* _Charts and diagrams as code_:
%%

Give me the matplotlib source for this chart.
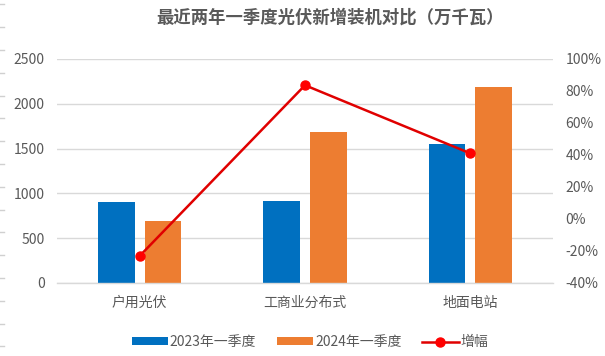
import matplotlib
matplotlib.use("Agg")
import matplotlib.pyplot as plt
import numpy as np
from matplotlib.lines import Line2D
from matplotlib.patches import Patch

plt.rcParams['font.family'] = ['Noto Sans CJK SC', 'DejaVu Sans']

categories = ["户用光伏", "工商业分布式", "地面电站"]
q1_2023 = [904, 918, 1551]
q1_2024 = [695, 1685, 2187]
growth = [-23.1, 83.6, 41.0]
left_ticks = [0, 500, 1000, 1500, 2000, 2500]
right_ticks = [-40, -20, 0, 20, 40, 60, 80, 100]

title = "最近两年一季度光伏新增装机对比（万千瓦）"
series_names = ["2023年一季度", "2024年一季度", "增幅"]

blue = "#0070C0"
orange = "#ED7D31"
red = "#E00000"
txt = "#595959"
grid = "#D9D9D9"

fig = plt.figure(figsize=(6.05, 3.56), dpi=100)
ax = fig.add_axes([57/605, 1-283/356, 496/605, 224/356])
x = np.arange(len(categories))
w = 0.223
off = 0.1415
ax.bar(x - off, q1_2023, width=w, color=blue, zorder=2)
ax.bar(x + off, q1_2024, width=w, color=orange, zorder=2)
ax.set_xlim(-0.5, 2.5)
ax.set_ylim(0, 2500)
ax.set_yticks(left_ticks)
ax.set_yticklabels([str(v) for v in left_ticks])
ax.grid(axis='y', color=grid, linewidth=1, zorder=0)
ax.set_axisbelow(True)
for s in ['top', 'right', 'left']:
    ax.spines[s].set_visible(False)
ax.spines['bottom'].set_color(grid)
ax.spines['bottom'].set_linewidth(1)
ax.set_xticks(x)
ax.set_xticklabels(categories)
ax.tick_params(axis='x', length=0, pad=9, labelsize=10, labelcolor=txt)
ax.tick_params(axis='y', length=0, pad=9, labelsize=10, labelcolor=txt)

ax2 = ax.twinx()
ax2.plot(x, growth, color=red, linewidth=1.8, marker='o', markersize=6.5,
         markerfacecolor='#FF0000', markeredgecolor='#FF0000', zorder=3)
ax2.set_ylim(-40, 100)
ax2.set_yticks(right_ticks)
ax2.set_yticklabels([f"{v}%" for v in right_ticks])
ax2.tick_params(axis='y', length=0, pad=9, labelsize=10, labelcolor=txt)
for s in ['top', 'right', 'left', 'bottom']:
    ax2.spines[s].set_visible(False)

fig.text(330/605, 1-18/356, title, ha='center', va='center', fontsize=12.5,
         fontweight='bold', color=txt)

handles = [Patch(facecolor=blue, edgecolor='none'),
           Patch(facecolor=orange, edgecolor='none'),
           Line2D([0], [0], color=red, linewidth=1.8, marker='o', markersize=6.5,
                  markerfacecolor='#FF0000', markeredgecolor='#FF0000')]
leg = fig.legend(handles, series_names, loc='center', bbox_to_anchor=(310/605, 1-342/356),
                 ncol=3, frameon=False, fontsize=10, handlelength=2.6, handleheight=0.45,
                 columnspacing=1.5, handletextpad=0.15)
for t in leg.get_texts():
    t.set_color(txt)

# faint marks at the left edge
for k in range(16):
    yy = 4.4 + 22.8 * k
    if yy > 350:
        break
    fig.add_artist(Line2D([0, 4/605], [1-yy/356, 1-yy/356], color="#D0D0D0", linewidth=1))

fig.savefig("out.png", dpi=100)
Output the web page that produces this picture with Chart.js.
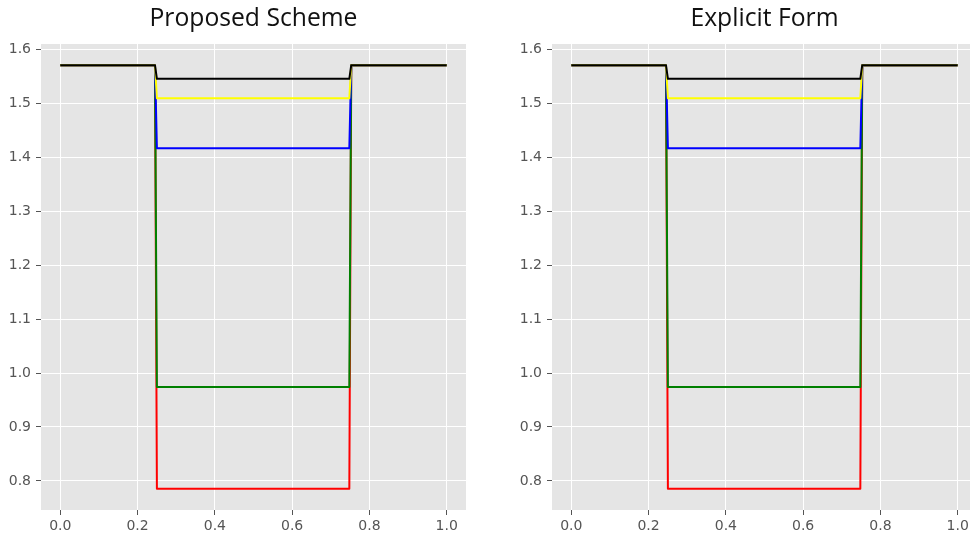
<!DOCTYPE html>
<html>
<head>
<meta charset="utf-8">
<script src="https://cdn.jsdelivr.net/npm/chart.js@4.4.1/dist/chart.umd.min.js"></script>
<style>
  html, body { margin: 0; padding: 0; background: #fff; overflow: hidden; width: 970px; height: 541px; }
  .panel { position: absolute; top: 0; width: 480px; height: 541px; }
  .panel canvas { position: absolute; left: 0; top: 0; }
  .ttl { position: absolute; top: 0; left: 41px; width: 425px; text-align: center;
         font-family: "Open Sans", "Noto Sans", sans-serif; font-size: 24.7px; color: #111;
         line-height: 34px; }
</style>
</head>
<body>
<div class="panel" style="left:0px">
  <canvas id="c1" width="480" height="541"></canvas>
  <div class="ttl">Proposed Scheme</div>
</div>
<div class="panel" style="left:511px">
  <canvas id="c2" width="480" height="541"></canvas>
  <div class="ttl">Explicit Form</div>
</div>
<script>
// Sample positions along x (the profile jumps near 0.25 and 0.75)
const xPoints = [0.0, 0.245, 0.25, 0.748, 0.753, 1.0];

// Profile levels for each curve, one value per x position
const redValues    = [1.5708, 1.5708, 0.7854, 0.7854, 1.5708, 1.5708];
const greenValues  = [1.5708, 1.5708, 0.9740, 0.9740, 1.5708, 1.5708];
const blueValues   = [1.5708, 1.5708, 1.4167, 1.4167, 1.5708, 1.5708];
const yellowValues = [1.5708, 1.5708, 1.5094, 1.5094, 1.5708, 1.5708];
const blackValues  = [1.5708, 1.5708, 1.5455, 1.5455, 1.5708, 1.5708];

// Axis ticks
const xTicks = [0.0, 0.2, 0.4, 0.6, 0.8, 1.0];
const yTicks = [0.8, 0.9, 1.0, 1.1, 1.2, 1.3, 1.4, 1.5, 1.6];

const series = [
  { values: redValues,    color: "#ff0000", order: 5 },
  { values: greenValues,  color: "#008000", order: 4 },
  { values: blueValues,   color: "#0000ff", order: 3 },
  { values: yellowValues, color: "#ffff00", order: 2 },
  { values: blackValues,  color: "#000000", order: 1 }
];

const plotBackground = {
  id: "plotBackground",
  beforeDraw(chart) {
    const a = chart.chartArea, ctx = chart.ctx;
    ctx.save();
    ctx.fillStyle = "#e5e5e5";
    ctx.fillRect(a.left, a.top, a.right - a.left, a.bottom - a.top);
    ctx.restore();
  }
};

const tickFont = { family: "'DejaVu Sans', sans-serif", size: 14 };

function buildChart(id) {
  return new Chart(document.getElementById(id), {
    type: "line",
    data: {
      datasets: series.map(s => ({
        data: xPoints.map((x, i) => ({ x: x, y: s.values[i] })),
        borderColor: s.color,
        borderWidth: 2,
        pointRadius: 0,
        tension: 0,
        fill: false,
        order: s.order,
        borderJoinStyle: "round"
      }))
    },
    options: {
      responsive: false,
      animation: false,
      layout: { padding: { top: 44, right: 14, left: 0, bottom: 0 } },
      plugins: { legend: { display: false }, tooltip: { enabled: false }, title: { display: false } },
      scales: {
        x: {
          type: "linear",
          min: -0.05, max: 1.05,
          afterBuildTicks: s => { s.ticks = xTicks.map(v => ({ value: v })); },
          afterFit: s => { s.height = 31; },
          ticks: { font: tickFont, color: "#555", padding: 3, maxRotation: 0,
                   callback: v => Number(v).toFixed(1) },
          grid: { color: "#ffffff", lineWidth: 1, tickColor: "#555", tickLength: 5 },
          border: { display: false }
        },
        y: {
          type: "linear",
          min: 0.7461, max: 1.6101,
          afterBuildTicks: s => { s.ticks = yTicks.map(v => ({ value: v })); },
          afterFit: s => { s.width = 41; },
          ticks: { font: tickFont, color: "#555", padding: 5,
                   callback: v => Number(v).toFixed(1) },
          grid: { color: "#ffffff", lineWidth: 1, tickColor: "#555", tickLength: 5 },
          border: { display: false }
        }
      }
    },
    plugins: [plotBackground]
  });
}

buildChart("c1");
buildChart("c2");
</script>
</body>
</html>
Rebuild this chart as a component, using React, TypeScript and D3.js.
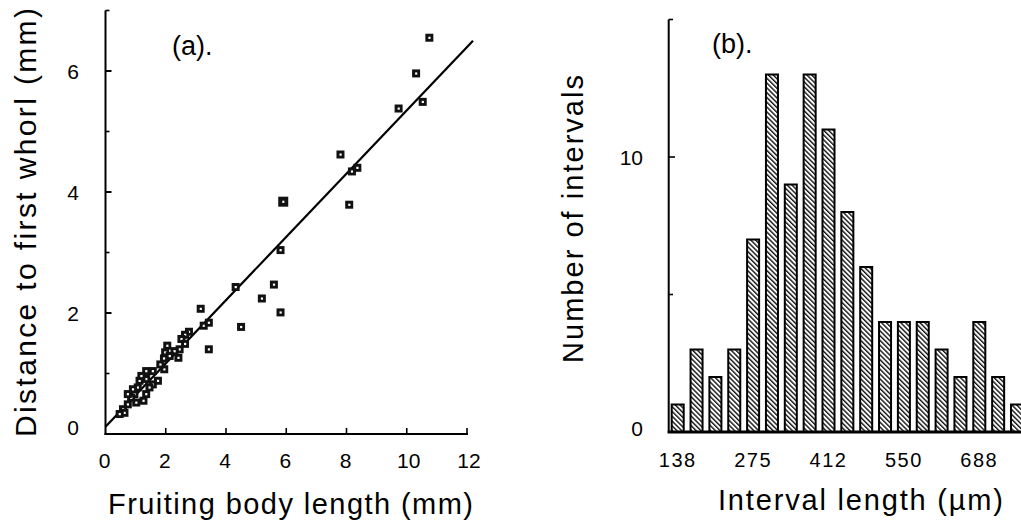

%%

Reproduce all the records verbatim, excluding images.

Give me the matplotlib source for this chart.
import matplotlib
matplotlib.use("Agg")
import matplotlib.pyplot as plt
import numpy as np
from matplotlib.lines import Line2D
from matplotlib.patches import Patch

plt.rcParams['font.family'] = ['Noto Sans CJK SC', 'DejaVu Sans']

categories = ["户用光伏", "工商业分布式", "地面电站"]
q1_2023 = [904, 918, 1551]
q1_2024 = [695, 1685, 2187]
growth = [-23.1, 83.6, 41.0]
left_ticks = [0, 500, 1000, 1500, 2000, 2500]
right_ticks = [-40, -20, 0, 20, 40, 60, 80, 100]

title = "最近两年一季度光伏新增装机对比（万千瓦）"
series_names = ["2023年一季度", "2024年一季度", "增幅"]

blue = "#0070C0"
orange = "#ED7D31"
red = "#E00000"
txt = "#595959"
grid = "#D9D9D9"

fig = plt.figure(figsize=(6.05, 3.56), dpi=100)
ax = fig.add_axes([57/605, 1-283/356, 496/605, 224/356])
x = np.arange(len(categories))
w = 0.223
off = 0.1415
ax.bar(x - off, q1_2023, width=w, color=blue, zorder=2)
ax.bar(x + off, q1_2024, width=w, color=orange, zorder=2)
ax.set_xlim(-0.5, 2.5)
ax.set_ylim(0, 2500)
ax.set_yticks(left_ticks)
ax.set_yticklabels([str(v) for v in left_ticks])
ax.grid(axis='y', color=grid, linewidth=1, zorder=0)
ax.set_axisbelow(True)
for s in ['top', 'right', 'left']:
    ax.spines[s].set_visible(False)
ax.spines['bottom'].set_color(grid)
ax.spines['bottom'].set_linewidth(1)
ax.set_xticks(x)
ax.set_xticklabels(categories)
ax.tick_params(axis='x', length=0, pad=9, labelsize=10, labelcolor=txt)
ax.tick_params(axis='y', length=0, pad=9, labelsize=10, labelcolor=txt)

ax2 = ax.twinx()
ax2.plot(x, growth, color=red, linewidth=1.8, marker='o', markersize=6.5,
         markerfacecolor='#FF0000', markeredgecolor='#FF0000', zorder=3)
ax2.set_ylim(-40, 100)
ax2.set_yticks(right_ticks)
ax2.set_yticklabels([f"{v}%" for v in right_ticks])
ax2.tick_params(axis='y', length=0, pad=9, labelsize=10, labelcolor=txt)
for s in ['top', 'right', 'left', 'bottom']:
    ax2.spines[s].set_visible(False)

fig.text(330/605, 1-18/356, title, ha='center', va='center', fontsize=12.5,
         fontweight='bold', color=txt)

handles = [Patch(facecolor=blue, edgecolor='none'),
           Patch(facecolor=orange, edgecolor='none'),
           Line2D([0], [0], color=red, linewidth=1.8, marker='o', markersize=6.5,
                  markerfacecolor='#FF0000', markeredgecolor='#FF0000')]
leg = fig.legend(handles, series_names, loc='center', bbox_to_anchor=(310/605, 1-342/356),
                 ncol=3, frameon=False, fontsize=10, handlelength=2.6, handleheight=0.45,
                 columnspacing=1.5, handletextpad=0.15)
for t in leg.get_texts():
    t.set_color(txt)

# faint marks at the left edge
for k in range(16):
    yy = 4.4 + 22.8 * k
    if yy > 350:
        break
    fig.add_artist(Line2D([0, 4/605], [1-yy/356, 1-yy/356], color="#D0D0D0", linewidth=1))

fig.savefig("out.png", dpi=100)
Output the web page that produces this picture with Chart.js.
<!DOCTYPE html>
<html>
<head>
<meta charset="utf-8">
<script src="https://cdn.jsdelivr.net/npm/chart.js@4.4.1/dist/chart.umd.min.js"></script>
<style>
  html, body { margin: 0; padding: 0; background: #fff; overflow: hidden; width: 970px; height: 541px; }
  .panel { position: absolute; top: 0; width: 480px; height: 541px; }
  .panel canvas { position: absolute; left: 0; top: 0; }
  .ttl { position: absolute; top: 0; left: 41px; width: 425px; text-align: center;
         font-family: "Open Sans", "Noto Sans", sans-serif; font-size: 24.7px; color: #111;
         line-height: 34px; }
</style>
</head>
<body>
<div class="panel" style="left:0px">
  <canvas id="c1" width="480" height="541"></canvas>
  <div class="ttl">Proposed Scheme</div>
</div>
<div class="panel" style="left:511px">
  <canvas id="c2" width="480" height="541"></canvas>
  <div class="ttl">Explicit Form</div>
</div>
<script>
// Sample positions along x (the profile jumps near 0.25 and 0.75)
const xPoints = [0.0, 0.245, 0.25, 0.748, 0.753, 1.0];

// Profile levels for each curve, one value per x position
const redValues    = [1.5708, 1.5708, 0.7854, 0.7854, 1.5708, 1.5708];
const greenValues  = [1.5708, 1.5708, 0.9740, 0.9740, 1.5708, 1.5708];
const blueValues   = [1.5708, 1.5708, 1.4167, 1.4167, 1.5708, 1.5708];
const yellowValues = [1.5708, 1.5708, 1.5094, 1.5094, 1.5708, 1.5708];
const blackValues  = [1.5708, 1.5708, 1.5455, 1.5455, 1.5708, 1.5708];

// Axis ticks
const xTicks = [0.0, 0.2, 0.4, 0.6, 0.8, 1.0];
const yTicks = [0.8, 0.9, 1.0, 1.1, 1.2, 1.3, 1.4, 1.5, 1.6];

const series = [
  { values: redValues,    color: "#ff0000", order: 5 },
  { values: greenValues,  color: "#008000", order: 4 },
  { values: blueValues,   color: "#0000ff", order: 3 },
  { values: yellowValues, color: "#ffff00", order: 2 },
  { values: blackValues,  color: "#000000", order: 1 }
];

const plotBackground = {
  id: "plotBackground",
  beforeDraw(chart) {
    const a = chart.chartArea, ctx = chart.ctx;
    ctx.save();
    ctx.fillStyle = "#e5e5e5";
    ctx.fillRect(a.left, a.top, a.right - a.left, a.bottom - a.top);
    ctx.restore();
  }
};

const tickFont = { family: "'DejaVu Sans', sans-serif", size: 14 };

function buildChart(id) {
  return new Chart(document.getElementById(id), {
    type: "line",
    data: {
      datasets: series.map(s => ({
        data: xPoints.map((x, i) => ({ x: x, y: s.values[i] })),
        borderColor: s.color,
        borderWidth: 2,
        pointRadius: 0,
        tension: 0,
        fill: false,
        order: s.order,
        borderJoinStyle: "round"
      }))
    },
    options: {
      responsive: false,
      animation: false,
      layout: { padding: { top: 44, right: 14, left: 0, bottom: 0 } },
      plugins: { legend: { display: false }, tooltip: { enabled: false }, title: { display: false } },
      scales: {
        x: {
          type: "linear",
          min: -0.05, max: 1.05,
          afterBuildTicks: s => { s.ticks = xTicks.map(v => ({ value: v })); },
          afterFit: s => { s.height = 31; },
          ticks: { font: tickFont, color: "#555", padding: 3, maxRotation: 0,
                   callback: v => Number(v).toFixed(1) },
          grid: { color: "#ffffff", lineWidth: 1, tickColor: "#555", tickLength: 5 },
          border: { display: false }
        },
        y: {
          type: "linear",
          min: 0.7461, max: 1.6101,
          afterBuildTicks: s => { s.ticks = yTicks.map(v => ({ value: v })); },
          afterFit: s => { s.width = 41; },
          ticks: { font: tickFont, color: "#555", padding: 5,
                   callback: v => Number(v).toFixed(1) },
          grid: { color: "#ffffff", lineWidth: 1, tickColor: "#555", tickLength: 5 },
          border: { display: false }
        }
      }
    },
    plugins: [plotBackground]
  });
}

buildChart("c1");
buildChart("c2");
</script>
</body>
</html>
Rebuild this chart as a component, using React, TypeScript and D3.js.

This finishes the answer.